Germany's aging society and technological change require new investments in key sectors like education and the integration of refugees. This is what the OECD says in its latest survey of Europe's biggest economy.

https://p.dw.com/p/1IPgK
Berlin OECD Generalsekretär Angel Gurria Wirtschaftsbericht Deutschland
Image: picture-alliance/abaca/M. Kaman

Germany had failed to take advantage of low borrowing costs to boost investment that was essential to longer-term economic growth, the Organisation for Economic Cooperation and Development (OECD) said on Tuesday.

Germany must also beef up its services sector so as to ensure that its economic backbone of manufacturing does not weaken, OECD researchers said in their latest country report.

"You have to invest in services, upskill the people in services," OECD chief Angel Gurria told a news conference in Berlin. "Otherwise, Germany's industrial success is going to slow down because you don't have the same level of productivity in the two areas."

A 'number of challenges' ahead

While acknowledging the success of Europe's biggest economy in recent years, with stable growth, a robust labor market and healthy public finances, the Paris-based institution pointed to "a number of challenges" facing Germany.

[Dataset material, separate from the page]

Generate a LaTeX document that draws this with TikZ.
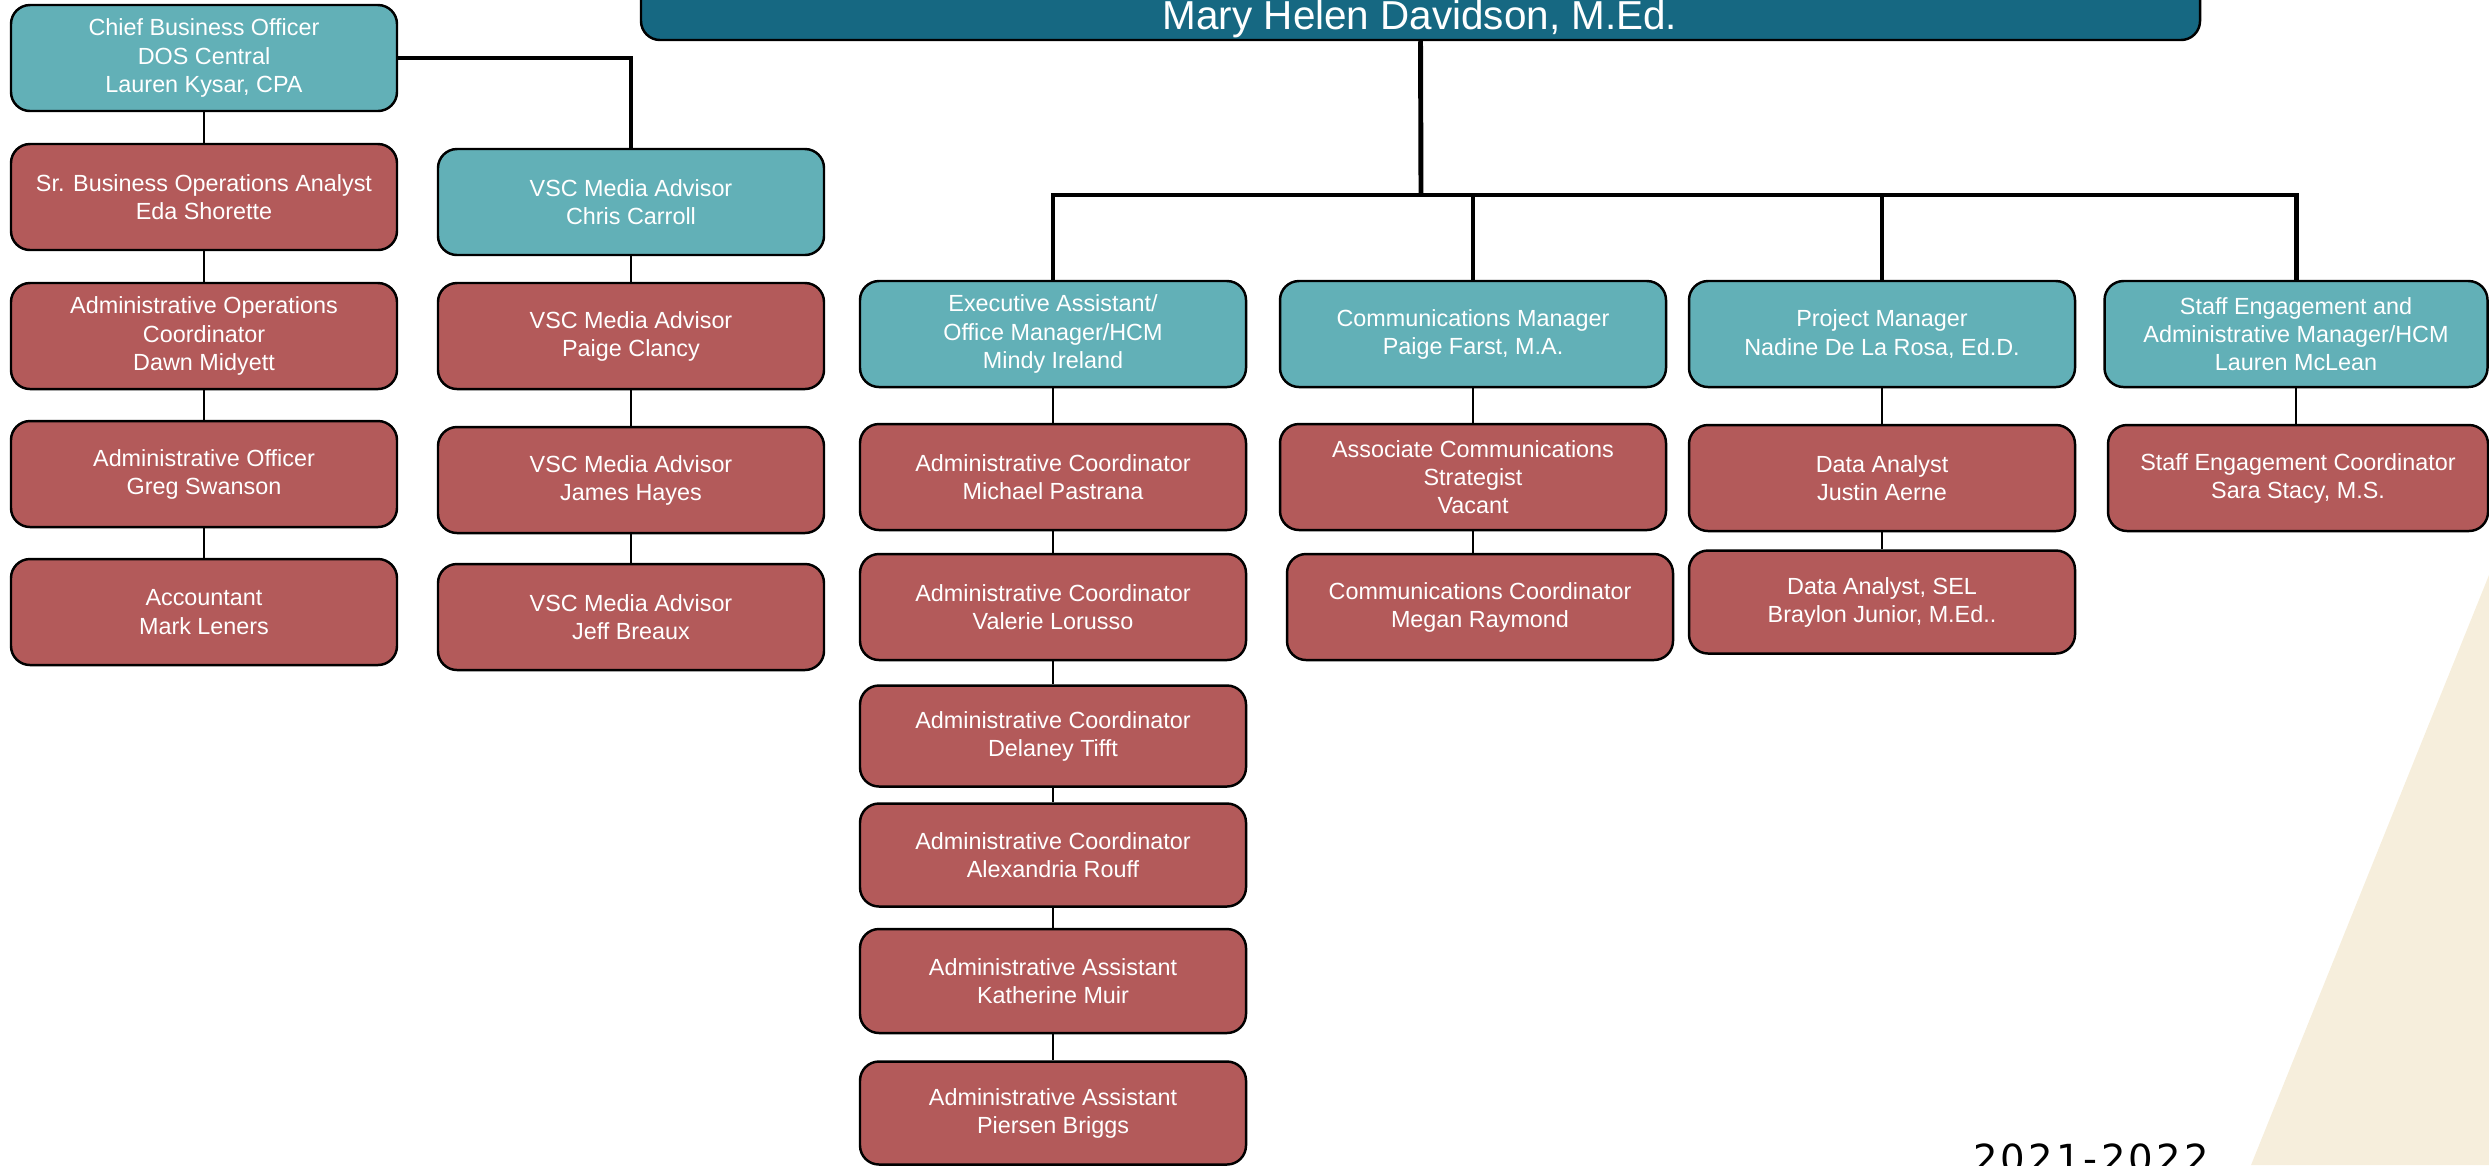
\documentclass[tikz,border=0pt]{standalone}
\usepackage{fontspec}
\setmainfont{Liberation Sans}
\newfontfamily\yearfont{DejaVu Sans}[LetterSpace=8]
\usepackage{tikz}
\definecolor{tealbox}{HTML}{62B0B7}
\definecolor{darkteal}{HTML}{166882}
\definecolor{redbox}{HTML}{B35A5A}
\definecolor{beige}{HTML}{F6EEDC}
\tikzset{
  box/.style={draw=black, line width=0.7pt, rounded corners=0.19cm, minimum width=3.86cm,
    minimum height=1.06cm, inner sep=0pt, align=center, text=white,
    font=\fontsize{6.65}{8}\selectfont},
  lead/.style={box, fill=tealbox},
  staff/.style={box, fill=redbox},
  link/.style={line width=0.45pt},
  bus/.style={line width=1.4pt},
}
\begin{document}
\begin{tikzpicture}
      \useasboundingbox (0,0) rectangle (24.89,-11.65);
      \fill[beige] (24.89,-5.75) -- (22.51,-11.65) -- (24.89,-11.65) -- cycle;
      \node[box, fill=darkteal, minimum width=15.59cm, minimum height=1.2cm] (dir) at (14.205,0.20) {};
      \node[anchor=base, text=white, font=\fontsize{11.5}{13}\selectfont] (dirname) at (14.20,-0.29) {Mary Helen Davidson, M.Ed.};
      \node[lead]  (cbo)  at (2.04,-0.58)  {Chief Business Officer\\DOS Central\\Lauren Kysar, CPA};
      \node[staff] (sr)   at (2.04,-1.97)  {Sr. Business Operations Analyst\\Eda Shorette};
      \node[staff] (aops) at (2.04,-3.36)  {Administrative Operations\\Coordinator\\Dawn Midyett};
      \node[staff] (aoff) at (2.04,-4.74)  {Administrative Officer\\Greg Swanson};
      \node[staff] (acct) at (2.04,-6.12)  {Accountant\\Mark Leners};
      \node[lead]  (chris) at (6.31,-2.02) {VSC Media Advisor\\Chris Carroll};
      \node[staff] (paige) at (6.31,-3.36) {VSC Media Advisor\\Paige Clancy};
      \node[staff] (james) at (6.31,-4.80) {VSC Media Advisor\\James Hayes};
      \node[staff] (jeff)  at (6.31,-6.17) {VSC Media Advisor\\Jeff Breaux};
      \node[lead]  (exec) at (10.53,-3.34) {Executive Assistant/\\Office Manager/HCM\\Mindy Ireland};
      \node[staff] (mich) at (10.53,-4.77) {Administrative Coordinator\\Michael Pastrana};
      \node[staff] (val)  at (10.53,-6.07) {Administrative Coordinator\\Valerie Lorusso};
      \node[staff, minimum height=1.01cm] (del)  at (10.53,-7.36) {Administrative Coordinator\\Delaney Tifft};
      \node[staff, minimum height=1.03cm] (alex) at (10.53,-8.55) {Administrative Coordinator\\Alexandria Rouff};
      \node[staff, minimum height=1.04cm] (kath) at (10.53,-9.81) {Administrative Assistant\\Katherine Muir};
      \node[staff, minimum height=1.03cm] (pier) at (10.53,-11.13) {Administrative Assistant\\Piersen Briggs};
      \node[lead]  (comm)  at (14.73,-3.34) {Communications Manager\\Paige Farst, M.A.};
      \node[staff] (assoc) at (14.73,-4.77) {Associate Communications\\Strategist\\Vacant};
      \node[staff] (megan) at (14.80,-6.07) {Communications Coordinator\\Megan Raymond};
      \node[lead]  (pm)     at (18.82,-3.34) {Project Manager\\Nadine De La Rosa, Ed.D.};
      \node[staff] (justin) at (18.82,-4.78) {Data Analyst\\Justin Aerne};
      \node[staff, minimum height=1.03cm] (bray) at (18.82,-6.02) {Data Analyst, SEL\\Braylon Junior, M.Ed..};
      \node[lead, minimum width=3.83cm]  (seng) at (22.96,-3.34) {Staff Engagement and\\Administrative Manager/HCM\\Lauren McLean};
      \node[staff, minimum width=3.80cm] (sara) at (22.98,-4.78) {Staff Engagement Coordinator\\Sara Stacy, M.S.};
      \node[anchor=north, inner sep=0pt, font=\yearfont\fontsize{11}{13}\selectfont] (term) at (20.91,-11.43) {2021-2022};
      \coordinate (hub) at (14.21,-1.95);
      \draw[bus] (dir.south) -- (hub);
      \foreach \n in {exec,comm,pm,seng}
        \draw[bus] (hub) -| (\n.north);
      \draw[line width=0.9pt] (cbo.east) -| (chris.north);
      \foreach \a/\b in {cbo/sr,sr/aops,aops/aoff,aoff/acct,chris/paige,paige/james,james/jeff,
          exec/mich,mich/val,val/del,del/alex,alex/kath,kath/pier,comm/assoc,assoc/megan,
          pm/justin,justin/bray,seng/sara}
        \draw[link] (\a.south) -- (\a.south |- \b.north);
    \end{tikzpicture}
\end{document}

And there was "little room for complacency," it argued.

“Labor productivity growth has weakened and has been low in the service sector. Stronger productivity growth will be critical to ensure rising living standards in the medium and long term as the labor force is set to fall more strongly than the population as a result of aging,” the OECD warned.

Germany's industrial prowess is built on its cars, chemicals and precision engineering, but the economic powerhouse is less successful in the services sector, which is regarded to be over-regulated and rigid.

Both the OECD and the International Monetary Fund (IMF) have repeatedly called on Germany to invest in infrastructure and education, a call IMF chief Christine Lagarde reiterated while on a visit to the country on Tuesday.

According to the OECD, another lesson to be learned from the overall decline of Germany's labor force was that the country's retirement age needed to go up.

Gurria also urged the government to integrate the many refugees who had arrived in Germany in recent months with special education, language courses and training initiatives.

That "requires a substantial upfront investment, but it pays," the OECD chief said.